Arrived at Hallstatt today for a two-night stay. We walked from a parking lot about a mile from the old town, where only locals and hotel shuttles are allowed to drive on the single narrow street. We're staying at a pension right by the "Marktplatz" of the town. The rooms don't have full bathrooms, but do have balconies overlooking the lake. Our building is the yellow one in the rear of the photo above, and that's our view.
Hallstatt was a destination not only for its scenic value but for its history. The world's first known salt mine is here, in the mountain above the town. Mining rock salt began as early as 5,000 BCE, if you go by the deer-antler salt-axe that we saw in the Hallstatt Museum (that crest with the mining shovel in the very final photo below was bestowed on the town by the Emperor Franz Josef). Later salt-axes had handles of wood and, in their perfected form, heads of bronze.
Here I am with an old salt miner. The fabrics in the photo above him and I, in front of the bronze axe, date from the 8th to 4th centuries BCE. Remarkably, most are plaids. So I guess the lady I spoke with at the Rettl 1868 fashion store in Salzburg was on the level: there really ARE Austrian tartans!

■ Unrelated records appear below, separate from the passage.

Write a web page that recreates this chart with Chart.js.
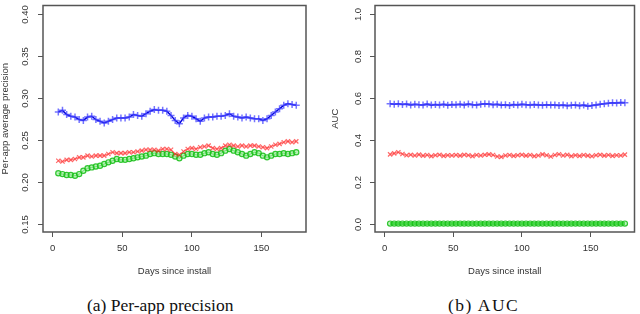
<!DOCTYPE html>
<html>
<head>
<meta charset="utf-8">
<script src="https://cdn.jsdelivr.net/npm/chart.js@4.4.1/dist/chart.umd.min.js"></script>
<style>
  html, body { margin: 0; padding: 0; background: #fff; }
  #wrap { position: relative; width: 640px; height: 314px; overflow: hidden; }
  .panel { position: absolute; top: 0; width: 320px; height: 285px; }
  .cap { position: absolute; top: 295px; font-family: "Liberation Serif", serif; font-size: 17.5px; color: #111; white-space: nowrap; }
</style>
</head>
<body>
<div id="wrap">
  <div class="panel" style="left:0"><canvas id="precChart" width="320" height="285"></canvas></div>
  <div class="panel" style="left:320px"><canvas id="aucChart" width="320" height="285"></canvas></div>
  <div class="cap" style="left:87px">(a) Per-app precision</div>
  <div class="cap" style="left:448px; letter-spacing:1.5px">(b) AUC</div>
</div>
<script>
// days since install (every 3rd day)
const days = [4,7,10,13,16,19,22,25,28,31,34,37,40,43,46,49,52,55,58,61,64,67,70,73,76,79,82,85,88,91,
  94,97,100,103,106,109,112,115,118,121,124,127,130,133,136,139,142,145,148,151,154,157,160,163,166,169,172,175];

// (a) per-app precision
const precBlue = [0.283,0.285,0.280,0.278,0.277,0.274,0.273,0.277,0.278,0.274,
  0.272,0.270,0.272,0.274,0.276,0.276,0.276,0.277,0.280,0.279,
  0.278,0.281,0.284,0.286,0.285,0.285,0.284,0.279,0.273,0.269,
  0.276,0.279,0.278,0.275,0.272,0.276,0.277,0.277,0.278,0.278,
  0.279,0.281,0.278,0.277,0.276,0.277,0.276,0.275,0.275,0.273,
  0.275,0.279,0.283,0.287,0.291,0.293,0.292,0.291];
const precRed = [0.225,0.224,0.226,0.226,0.227,0.229,0.229,0.231,0.230,0.231,
  0.231,0.231,0.233,0.235,0.234,0.234,0.234,0.235,0.235,0.236,
  0.237,0.238,0.238,0.238,0.237,0.239,0.239,0.238,0.233,0.232,
  0.236,0.239,0.240,0.239,0.241,0.242,0.243,0.240,0.239,0.240,
  0.243,0.244,0.243,0.242,0.243,0.242,0.243,0.243,0.242,0.241,
  0.240,0.242,0.244,0.245,0.247,0.248,0.247,0.248];
const precGreen = [0.210,0.209,0.208,0.208,0.207,0.209,0.213,0.216,0.217,0.218,
  0.219,0.221,0.223,0.225,0.227,0.226,0.226,0.227,0.228,0.229,
  0.230,0.231,0.233,0.234,0.233,0.233,0.233,0.232,0.230,0.228,
  0.231,0.233,0.233,0.232,0.232,0.234,0.235,0.233,0.232,0.234,
  0.237,0.239,0.237,0.235,0.233,0.231,0.233,0.235,0.234,0.231,
  0.229,0.231,0.233,0.233,0.234,0.233,0.234,0.235];

// (b) AUC
const aucBlue = [0.571,0.569,0.572,0.568,0.570,0.566,0.569,0.567,0.566,0.570,
  0.565,0.568,0.566,0.569,0.564,0.568,0.567,0.569,0.566,0.570,
  0.567,0.566,0.569,0.572,0.570,0.567,0.569,0.565,0.567,0.563,
  0.568,0.566,0.569,0.567,0.565,0.568,0.566,0.564,0.567,0.565,
  0.566,0.563,0.565,0.562,0.564,0.566,0.562,0.565,0.560,0.563,
  0.566,0.569,0.571,0.574,0.576,0.575,0.577,0.576];
const aucRed = [0.330,0.335,0.340,0.332,0.326,0.328,0.325,0.329,0.324,0.327,
  0.322,0.326,0.328,0.323,0.326,0.325,0.327,0.324,0.328,0.326,
  0.322,0.327,0.325,0.328,0.330,0.327,0.320,0.318,0.325,0.327,
  0.323,0.326,0.328,0.324,0.327,0.322,0.325,0.330,0.326,0.320,
  0.327,0.331,0.325,0.328,0.322,0.326,0.323,0.327,0.324,0.321,
  0.326,0.328,0.324,0.327,0.323,0.326,0.325,0.329];
const aucGreen = [0,0,0,0,0,0,0,0,0,0, 0,0,0,0,0,0,0,0,0,0, 0,0,0,0,0,0,0,0,0,0,
  0,0,0,0,0,0,0,0,0,0, 0,0,0,0,0,0,0,0,0,0, 0,0,0,0,0,0,0,0];

const xTicks = [0, 50, 100, 150];
const precTicks = [0.15, 0.20, 0.25, 0.30, 0.35, 0.40];
const precTickLabels = ['0.15', '0.20', '0.25', '0.30', '0.35', '0.40'];
const aucTicks = [0, 0.2, 0.4, 0.6, 0.8, 1.0];
const aucTickLabels = ['0.0', '0.2', '0.4', '0.6', '0.8', '1.0'];

const FONT = '"Liberation Sans", Arial, sans-serif';
const TXT = '#333';

function pts(vals) {
  return vals.map((v, i) => ({ x: days[i], y: v }));
}

// R-style box + rotated y tick labels
function rFrame(tickLabels, labelX) {
  return {
    id: 'rFrame',
    afterDraw(chart) {
      const ctx = chart.ctx;
      const a = chart.chartArea;
      const ys = chart.scales.y;
      ctx.save();
      ctx.strokeStyle = '#555';
      ctx.lineWidth = 1.5;
      ctx.strokeRect(a.left, a.top, a.right - a.left, a.bottom - a.top);
      ctx.lineWidth = 1;
      ctx.fillStyle = TXT;
      ctx.font = '9.5px ' + FONT;
      ctx.textAlign = 'center';
      ctx.textBaseline = 'middle';
      ys.ticks.forEach((t, i) => {
        const y = Math.round(ys.getPixelForValue(t.value)) + 0.5;
        ctx.beginPath();
        ctx.moveTo(a.left - 5, y);
        ctx.lineTo(a.left, y);
        ctx.stroke();
        ctx.save();
        ctx.translate(labelX, y);
        ctx.rotate(-Math.PI / 2);
        ctx.fillText(tickLabels[i], 0, 0);
        ctx.restore();
      });
      ctx.restore();
    }
  };
}

function makeChart(id, o) {
  const ctx = document.getElementById(id).getContext('2d');
  return new Chart(ctx, {
    type: 'line',
    data: {
      datasets: [
        {
          data: pts(o.blue),
          borderColor: '#0000dd',
          borderWidth: 1.5,
          pointStyle: 'cross',
          pointRadius: 3.5,
          pointBorderWidth: 1.5,
          pointBorderColor: 'rgba(70,70,255,0.75)',
          tension: 0
        },
        {
          data: pts(o.red),
          borderColor: 'rgba(255,0,0,0.5)',
          borderWidth: 1,
          pointStyle: 'crossRot',
          pointRadius: 3,
          pointBorderWidth: 1.2,
          pointBorderColor: 'rgba(255,40,40,0.7)',
          tension: 0
        },
        {
          data: pts(o.green),
          borderColor: o.greenLine,
          borderWidth: o.greenWidth,
          pointStyle: 'circle',
          pointRadius: 2.6,
          pointBorderWidth: 1.2,
          pointBorderColor: 'rgba(20,190,20,0.85)',
          pointBackgroundColor: 'rgba(120,230,120,0.5)',
          tension: 0
        }
      ]
    },
    options: {
      responsive: false,
      animation: false,
      events: [],
      layout: { padding: { top: 1, right: o.padRight, left: 0, bottom: 0 } },
      plugins: { legend: { display: false }, tooltip: { enabled: false } },
      scales: {
        x: {
          type: 'linear',
          min: -7,
          max: 182,
          afterBuildTicks: s => { s.ticks = xTicks.map(v => ({ value: v })); },
          afterFit: s => { s.height = 53; },
          grid: { display: true, drawOnChartArea: false, tickLength: 5, color: '#555', lineWidth: 1 },
          border: { display: false },
          ticks: { padding: 6, color: TXT, font: { size: 9.5, family: FONT }, maxRotation: 0 },
          title: { display: true, text: 'Days since install', color: TXT, font: { size: 9.5, family: FONT }, padding: { top: 0, bottom: 8 } }
        },
        y: {
          type: 'linear',
          min: o.yMin,
          max: o.yMax,
          afterBuildTicks: s => { s.ticks = o.yTicks.map(v => ({ value: v })); },
          afterFit: s => { s.width = o.yWidth; },
          grid: { display: false },
          border: { display: false },
          ticks: { display: false },
          title: { display: true, text: o.yTitle, color: TXT, font: { size: 9.5, family: FONT }, padding: { top: o.titlePad, bottom: 0 } }
        }
      }
    },
    plugins: [rFrame(o.yTickLabels, o.labelX)]
  });
}

window.onload = function() {
  makeChart('precChart', {
    blue: precBlue, red: precRed, green: precGreen,
    greenLine: 'rgba(20,190,20,0.6)', greenWidth: 1,
    yMin: 0.14, yMax: 0.41, yTicks: precTicks, yTickLabels: precTickLabels,
    yTitle: 'Per-app average precision', yWidth: 43, padRight: 14, titlePad: 0, labelX: 25
  });
  makeChart('aucChart', {
    blue: aucBlue, red: aucRed, green: aucGreen,
    greenLine: '#11cc11', greenWidth: 3,
    yMin: -0.04, yMax: 1.04, yTicks: aucTicks, yTickLabels: aucTickLabels,
    yTitle: 'AUC', yWidth: 55, padRight: 1, titlePad: 10, labelX: 38
  });
};
</script>
</body>
</html>
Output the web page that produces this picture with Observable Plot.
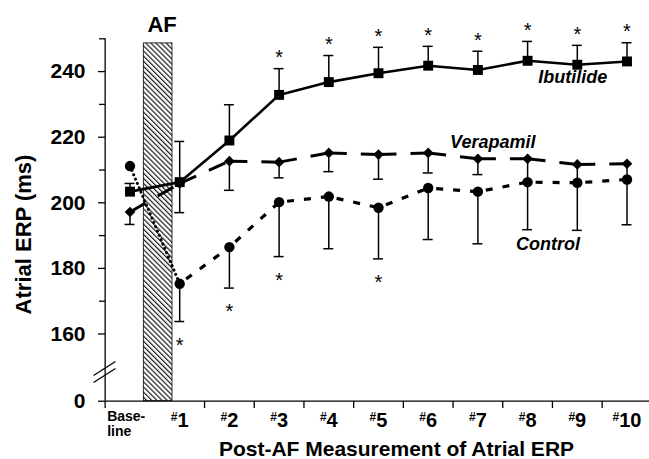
<!DOCTYPE html>
<html><head><meta charset="utf-8">
<script src="https://cdn.jsdelivr.net/npm/d3@7"></script>
<script src="https://cdn.jsdelivr.net/npm/@observablehq/plot@0.6"></script>
<style>body{margin:0;background:#fff}#chart{width:649px;height:459px}</style>
</head><body><div id="chart"></div>
<script>
// ---- data ----
const categories = ["Base-\nline", "1", "2", "3", "4", "5", "6", "7", "8", "9", "10"];
const ibutilide   = [203.4, 206.3, 219.0, 232.9, 236.8, 239.5, 241.8, 240.5, 243.3, 242.1, 243.1];
const ibutilideHi = [205.9, 218.7, 229.9, 240.9, 244.9, 247.4, 247.7, 246.2, 249.2, 248.0, 248.8];
const ibutilideLo = [null, 197.0, null, null, null, null, null, null, null, null, null];
const verapamil   = [197.2, 205.9, 212.7, 212.4, 215.2, 214.7, 215.2, 213.4, 213.4, 211.7, 211.9];
const verapamilLo = [193.4, null, 203.8, 207.6, 209.5, 207.2, 209.1, 208.6, 206.3, 206.1, 207.1];
const control     = [211.2, 175.3, 186.5, 200.2, 201.9, 198.5, 204.5, 203.4, 206.3, 206.1, 207.1];
const controlLo   = [null, 163.8, 174.0, 183.6, 186.0, 182.9, 188.8, 187.5, 191.8, 191.6, 193.3];
const ibutilideStars = [3, 4, 5, 6, 7, 8, 9, 10];
const controlStars = [1, 2, 3, 5];
const yMajor = [0, 160, 180, 200, 220, 240];
const yMinor = [170, 190, 210, 230, 250];
const xBoundaries = [-0.5, 1.5, 2.5, 3.5, 4.5, 5.5, 6.5, 7.5, 8.5, 9.5];
const afSpan = [0.278, 0.855];
const afTop = 248.6;
const afLabel = ["AF"];
const labelNames = ["Ibutilide", "Verapamil", "Control"];
const labelX = [8.91, 7.30, 8.41];
const labelY = [236.4, 216.6, 185.5];
const breakX = [-0.734, -0.292];
const breakLow = [81.5, 142.6];
const breakHigh = [112, 151.6];
const xTitle = "Post-AF Measurement of Atrial ERP";
const yTitle = "Atrial ERP (ms)";

// ---- derived tables ----
const rows = (v, hi, lo) => v.map((d, i) => ({i, v: d, hi: hi ? hi[i] : null, lo: lo ? lo[i] : null}));
const ib = rows(ibutilide, ibutilideHi, ibutilideLo);
const ve = rows(verapamil, null, verapamilLo);
const co = rows(control, null, controlLo);
const segs = v => v.slice(1).map((d, k) => ({i1: k, v1: v[k], i2: k + 1, v2: d}));
const hiRows = [...ib].filter(d => d.hi != null);
const loRows = [...ib, ...ve, ...co].filter(d => d.lo != null);
const ibStarRows = ib.filter(d => ibutilideStars.includes(d.i));
const coStarRows = co.filter(d => controlStars.includes(d.i));
const numLabels = categories.slice(1).map((c, k) => ({i: k + 1, t: "#" + c}));
const labels = labelNames.map((n, k) => ({n, x: labelX[k], y: labelY[k]}));
const breaks = [
  {x1: breakX[0], y1: breakLow[0], x2: breakX[1], y2: breakLow[1]},
  {x1: breakX[0], y1: breakHigh[0], x2: breakX[1], y2: breakHigh[1]}
];
const capW = 0.1;

const plot = Plot.plot({
  width: 649, height: 459,
  marginLeft: 105, marginRight: 0, marginTop: 38, marginBottom: 58,
  style: {fontFamily: "'Liberation Sans', Arial, sans-serif", background: "white", color: "black"},
  x: {type: "linear", domain: [-0.5, 10.5], range: [104.65, 651.35]},
  y: {type: "linear", domain: [0, 150, 250], range: [400.7, 366.3, 38.3]},
  marks: [
    // AF period box
    Plot.rect([afTop], {x1: afSpan[0], x2: afSpan[1], y1: 0, y2: d => d, fill: "url(#afHatch)", stroke: "black", strokeWidth: 0.8}),
    Plot.text(afLabel, {x: (afSpan[0] + afSpan[1]) / 2 + 0.08, y: afTop, text: d => d, dy: -11, lineAnchor: "bottom", fontSize: 22, fontWeight: "bold"}),
    // axes
    Plot.ruleY([0], {strokeWidth: 1.3}),
    Plot.ruleX([-0.5], {y1: 0, y2: 250, strokeWidth: 1.3}),
    Plot.axisY(yMajor, {anchor: "left", tickSize: 7, tickPadding: 13, fontSize: 21, fontWeight: "bold", label: null, strokeWidth: 1.3}),
    Plot.axisY(yMinor, {anchor: "left", tickSize: 6, tickFormat: () => "", label: null, strokeWidth: 1.3}),
    Plot.axisX(xBoundaries, {anchor: "bottom", tickSize: 7, tickFormat: () => "", label: null, strokeWidth: 1.3}),
    Plot.link(breaks, {x1: "x1", y1: "y1", x2: "x2", y2: "y2", strokeWidth: 1.3}),
    Plot.text([categories[0]], {x: -0.5, y: 0, text: d => d, dx: 2, dy: 8, textAnchor: "start", lineAnchor: "top", lineHeight: 1.14, fontSize: 14, fontWeight: "bold"}),
    Plot.text(numLabels, {x: "i", y: 0, text: "t", dy: 25.5, lineAnchor: "bottom", fontSize: 20, fontWeight: "bold"}),
    Plot.text([xTitle], {frameAnchor: "bottom", dx: 19, dy: 54, lineAnchor: "bottom", fontSize: 21, fontWeight: "bold"}),
    Plot.text([yTitle], {frameAnchor: "left", textAnchor: "middle", rotate: -90, dx: -82, dy: 14.5, fontSize: 22, fontWeight: "bold"}),
    // connecting lines
    Plot.line(ib, {x: "i", y: "v", strokeWidth: 2.6}),
    Plot.link(segs(verapamil), {x1: "i1", y1: "v1", x2: "i2", y2: "v2", strokeWidth: 3, strokeDasharray: "18,14"}),
    Plot.link(segs(control).slice(0, 1), {x1: "i1", y1: "v1", x2: "i2", y2: "v2", strokeWidth: 3, strokeDasharray: "0.1,4.6", strokeLinecap: "round"}),
    Plot.link(segs(control).slice(1), {x1: "i1", y1: "v1", x2: "i2", y2: "v2", strokeWidth: 3.2, strokeDasharray: "7,10", strokeDashoffset: -8}),
    // error bars
    Plot.ruleX(hiRows, {x: "i", y1: "v", y2: "hi", strokeWidth: 1.5}),
    Plot.ruleY(hiRows, {y: "hi", x1: d => d.i - capW, x2: d => d.i + capW, strokeWidth: 1.5}),
    Plot.ruleX(loRows, {x: "i", y1: "v", y2: "lo", strokeWidth: 1.5}),
    Plot.ruleY(loRows, {y: "lo", x1: d => d.i - capW, x2: d => d.i + capW, strokeWidth: 1.5}),
    // markers
    Plot.dot(co, {x: "i", y: "v", r: 5.2, fill: "black", symbol: "circle"}),
    Plot.dot(ve, {x: "i", y: "v", r: 4.8, fill: "black", symbol: "diamond2"}),
    Plot.dot(ib, {x: "i", y: "v", r: 5.6, fill: "black", symbol: "square"}),
    // significance stars
    Plot.text(ibStarRows, {x: "i", y: "hi", text: () => "*", dy: -11, fontSize: 20}),
    Plot.text(coStarRows, {x: "i", y: "lo", text: () => "*", dy: 24, fontSize: 20}),
    // series labels
    Plot.text(labels, {x: "x", y: "y", text: "n", lineAnchor: "bottom", fontSize: 18, fontWeight: "bold", fontStyle: "italic"})
  ]
});

const svg = d3.select(plot);
svg.insert("defs", ":first-child").html(
  '<pattern id="afHatch" width="3.6" height="3.6" patternUnits="userSpaceOnUse" patternTransform="rotate(-45)">' +
  '<rect width="3.6" height="3.6" fill="white"/>' +
  '<line x1="0.6" y1="0" x2="0.6" y2="3.6" stroke="#1a1a1a" stroke-width="1.2"/></pattern>'
);
// superscript "#" in measurement labels
svg.selectAll("text").filter(function () { return /^#\d+$/.test(this.textContent); }).each(function () {
  const n = this.textContent.slice(1);
  const t = d3.select(this);
  t.text(null);
  t.append("tspan").attr("font-size", 12).attr("dy", -6).text("#");
  t.append("tspan").attr("dy", 6).text(n);
});
document.getElementById("chart").append(plot);
</script></body></html>
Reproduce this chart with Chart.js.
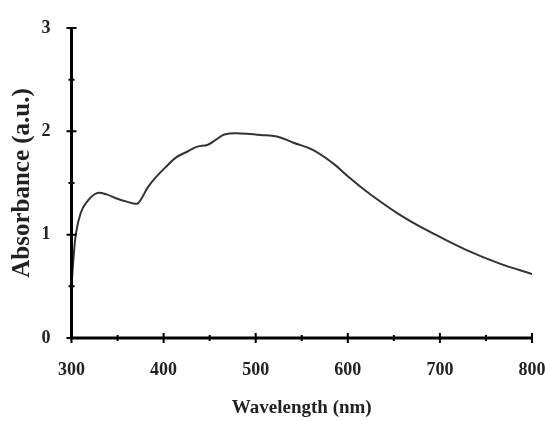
<!DOCTYPE html>
<html>
<head>
<meta charset="utf-8">
<script src="https://cdn.jsdelivr.net/npm/chart.js@4/dist/chart.umd.min.js"></script>
<style>
html,body{margin:0;padding:0;background:#fff;}
#wrap{width:545px;height:421px;}
</style>
</head>
<body>
<div id="wrap"><canvas id="c" width="545" height="421"></canvas></div>
<script>
// wavelength (nm) and absorbance
var wavelength=[300,302,305,310,316,327,338,349,360,371,376,383,392,403,414,425,436,448,457,466,483,505,523,541,562,584,602,620,657,693,729,765,800];
var absorbance=[0.50,0.75,1.02,1.21,1.31,1.40,1.39,1.35,1.32,1.30,1.35,1.46,1.56,1.66,1.75,1.80,1.85,1.87,1.92,1.97,1.98,1.965,1.95,1.89,1.82,1.69,1.55,1.42,1.19,1.01,0.85,0.72,0.62];
var xTicks=[300,400,500,600,700,800];
var yTicks=[0,1,2,3];

var pts=[];
for(var i=0;i<wavelength.length;i++)pts.push({x:wavelength[i],y:absorbance[i]});

// axes drawn as thick lines with ticks crossing them
var axesPlugin={
  id:'axes',
  afterDatasetsDraw:function(chart){
    var ctx=chart.ctx,xs=chart.scales.x,ys=chart.scales.y;
    var x0=xs.getPixelForValue(300),y0=ys.getPixelForValue(0);
    ctx.save();
    ctx.strokeStyle='#000';
    ctx.lineWidth=3;
    ctx.beginPath();
    ctx.moveTo(x0,ys.getPixelForValue(3));
    ctx.lineTo(x0,y0);
    ctx.lineTo(xs.getPixelForValue(800),y0);
    ctx.stroke();
    ctx.lineWidth=2;
    ctx.beginPath();
    for(var v=300;v<=800;v+=50){
      var px=xs.getPixelForValue(v),h=(v%100==0)?5:3;
      ctx.moveTo(px,y0-h);ctx.lineTo(px,y0+h);
    }
    for(var a=0;a<=3;a+=0.5){
      var py=ys.getPixelForValue(a),w=(a%1==0)?5:3;
      ctx.moveTo(x0-w,py);ctx.lineTo(x0+w,py);
    }
    ctx.stroke();
    ctx.restore();
  }
};

new Chart(document.getElementById('c').getContext('2d'),{
  type:'line',
  data:{datasets:[{
    data:pts,
    borderColor:'#333',
    borderWidth:2,
    pointRadius:0,
    tension:0.4,
    fill:false
  }]},
  options:{
    responsive:false,
    animation:false,
    layout:{padding:{left:0,top:28,right:13,bottom:0}},
    plugins:{legend:{display:false},tooltip:{enabled:false}},
    scales:{
      x:{
        type:'linear',min:300,max:800,
        afterFit:function(s){s.height=83;s.paddingLeft=0;s.paddingRight=0;},
        grid:{display:false},border:{display:false},
        ticks:{stepSize:50,padding:14,color:'#222',maxRotation:0,autoSkip:false,
          font:{family:'Liberation Serif',size:18,weight:'bold'},
          callback:function(v){return xTicks.indexOf(v)>=0?String(v):'';}},
        title:{display:true,text:'Wavelength (nm)',color:'#222',padding:{top:0,bottom:2},
          font:{family:'Liberation Serif',size:19,weight:'bold'}}
      },
      y:{
        min:0,max:3,
        afterFit:function(s){s.width=71.5;},
        grid:{display:false},border:{display:false},
        ticks:{stepSize:0.5,padding:13,color:'#222',autoSkip:false,
          font:{family:'Liberation Serif',size:18,weight:'bold'},
          callback:function(v){return yTicks.indexOf(v)>=0?String(v):'';}},
        title:{display:true,text:'Absorbance (a.u.)',color:'#222',padding:{top:8,bottom:0},
          font:{family:'Liberation Serif',size:25,weight:'bold'}}
      }
    }
  },
  plugins:[axesPlugin]
});
</script>
</body>
</html>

I was very surprised by just how much has been recovered from graves in Hallstatt. I had been aware there was a "Hallstatt Culture", but I had no idea just how much has been recovered and put on display, from not only the bronze and early iron ages, but from Roman times and all the way to the modern era!
I was also not aware that a significant mud and rock-slide in 350 BCE had effectively ended the early "salt boom" of the village. Mining resumes afterwards on a more limited scale. Then, more recently, in the early Middle Ages, mining shifted from rock salt to salt brine, the process still in use throughout the Salzkammergut.